Providers of cross-border over-the-top (OTT) television services such as Netflix and iQiYi will be blocked and sanctioned if they do not establish legal entities in Vietnam, said an official.
“If a cross-border OTT television service provider does not have a legal entity in Vietnam, the Ministry of Information and Communications will coordinate with telecommunications enterprises to block access to it,” Nguyen Ha Yen, deputy general director of the ministry’s Authority of Broadcasting and Electronic Information, said at a conference on the issue Monday.
Five cross-border OTT television service providers are operating in Vietnam, including two from the U.S. and three from China, he noted.
According to a new policy on communications media management that came into effect at the beginning of the year, pay television service providers operating in Vietnam must have a representative office in the country that falls under the management of Vietnamese authorities.
According to the ministry, the policy is to ensure fairness between international and domestic enterprises in the pay television service market.
“The world’s OTT giants attract a large amount of advertising but do not comply with Vietnamese regulations. That’s not fair to domestic OTT businesses,” said Tran Van Uy, chairman of the Vietnam Pay Television Association.
Uy said that if OTT television services are not managed, there is a risk their content could upset a variety of cultural, political and legal norms.
Many films that are not allowed to be shown via Vietnamese OTT services due to violations of certain regulations are still broadcast by Netflix, he noted.
“There should be sanctions on both hardware devices and applications. Many TV sets sold in Vietnam have Netflix built into their operating systems, so people can use the service simply by pressing a single button on the remote,” he said.
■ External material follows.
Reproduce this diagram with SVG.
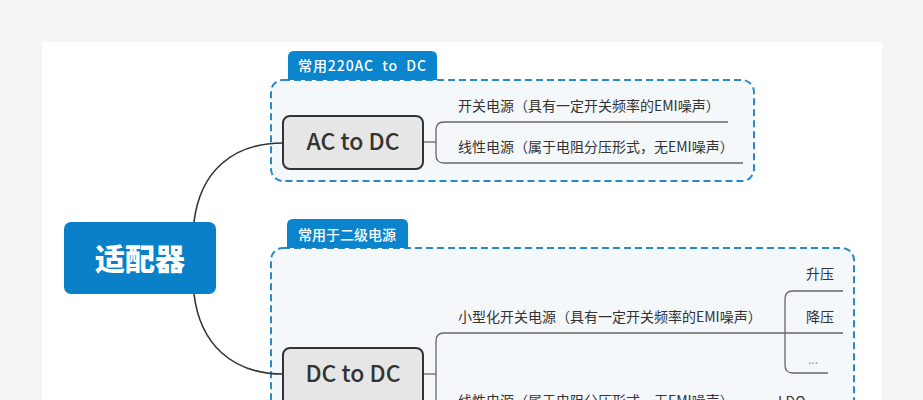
<svg xmlns="http://www.w3.org/2000/svg" width="923" height="400" viewBox="0 0 923 400">
<style>
.cjk{font-family:"Noto Sans CJK SC","Noto Sans",sans-serif}
.leaf{font-size:14px;fill:#333}
.tab{fill:#0a84cc}
.tabt{font-size:14px;fill:#fff;font-weight:500}
.box{fill:#f4f8fb;stroke:#2a88c4;stroke-width:2;stroke-dasharray:7 4}
.node{fill:#e6e6e6;stroke:#333;stroke-width:2}
.nodet{font-size:23px;fill:#333;text-anchor:middle;font-weight:500}
.br{fill:none;stroke:#666;stroke-width:1.3}
.curve{fill:none;stroke:#333;stroke-width:1.6}
</style>
<rect x="0" y="0" width="923" height="400" fill="#f5f5f5"/>
<rect x="42" y="42" width="840" height="370" fill="#fff"/>

<g id="group-ac">
<rect class="box" x="271" y="80" width="483" height="101" rx="12"/>
<path class="tab" d="M288 80 V57 Q288 51 294 51 H431 Q437 51 437 57 V80 Z"/>
<text class="cjk tabt" x="298" y="71" textLength="128" lengthAdjust="spacing">常用220AC&#160;&#160;to&#160;&#160;DC</text>
</g>
<g id="group-dc">
<rect class="box" x="271" y="248" width="583" height="200" rx="12"/>
<path class="tab" d="M287 248 V225 Q287 219 293 219 H402 Q408 219 408 225 V248 Z"/>
<text class="cjk tabt" x="298" y="240">常用于二级电源</text>
</g>

<g id="connectors">
<path class="curve" d="M194 222 C200 172 232 143 283 143"/>
<path class="curve" d="M194 294 C200 344 232 374 283 374"/>
<path class="br" d="M423 142 H436"/>
<path class="br" d="M728 122 H444 Q436 122 436 130 V155 Q436 163 444 163 H743"/>
<path class="br" d="M423 374 H436"/>
<path class="br" d="M843 333 H444 Q436 333 436 341 V410"/>
<path class="br" d="M843 291 H793 Q785 291 785 299 V365 Q785 373 793 373 H828"/>
</g>

<g id="root">
<rect x="64" y="222" width="152" height="72" rx="7" fill="#0a80c8"/>
<text class="cjk" x="140" y="270" font-size="30" font-weight="900" fill="#fff" text-anchor="middle">适配器</text>
</g>
<g id="ac-to-dc">
<rect class="node" x="283" y="116" width="140" height="53" rx="7"/>
<text class="cjk nodet" x="353" y="150">AC to DC</text>
</g>
<g id="dc-to-dc">
<rect class="node" x="283" y="348" width="140" height="60" rx="7"/>
<text class="cjk nodet" x="353" y="382">DC to DC</text>
</g>
<g id="ac-switch"><text class="cjk leaf" x="458" y="111">开关电源（具有一定开关频率的EMI噪声）</text></g>
<g id="ac-linear"><text class="cjk leaf" x="458" y="152">线性电源（属于电阻分压形式，无EMI噪声）</text></g>
<g id="dc-switch"><text class="cjk leaf" x="458" y="322">小型化开关电源（具有一定开关频率的EMI噪声）</text></g>
<g id="dc-linear"><text class="cjk leaf" x="458" y="406">线性电源（属于电阻分压形式，无EMI噪声）</text></g>
<g id="boost"><text class="cjk leaf" x="834" y="279" text-anchor="end">升压</text></g>
<g id="buck"><text class="cjk leaf" x="834" y="322" text-anchor="end">降压</text></g>
<g id="more"><text class="cjk" x="818" y="364" font-size="12" fill="#999" text-anchor="end">...</text></g>
<g id="ldo"><text class="cjk leaf" x="778" y="407">LDO</text></g>
</svg>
Huynh Long Thuy, general director of VieON Corporation, the owner of the Vietnamese OTT app VieON, said that over the past five years, cross-border OTT service providers have directly charged users in Vietnam, and have many times shown content that distorts Vietnamese history and infringes on the country’s sovereignty.
The streaming services did not remove the content until Vietnamese authorities asked them to do so. If Vietnamese OTT services provide such content, they will be punished immediately, Thuy said.
According to ministry statistics, revenues from OTT television services in Vietnam stood at VND1.55 trillion (US$65.68 million) in 2022, up 27.2% over 2017.
The number of OTT television subscribers reached 5.5 million, an increase of 26.2% compared to 2017.
Vietnam currently has 22 local and foreign pay television service providers, including Netflix, iFlix from Malaysia, and WeTV from China.
Netflix is expected to open an office in Vietnam late this year, Reuters reported last week.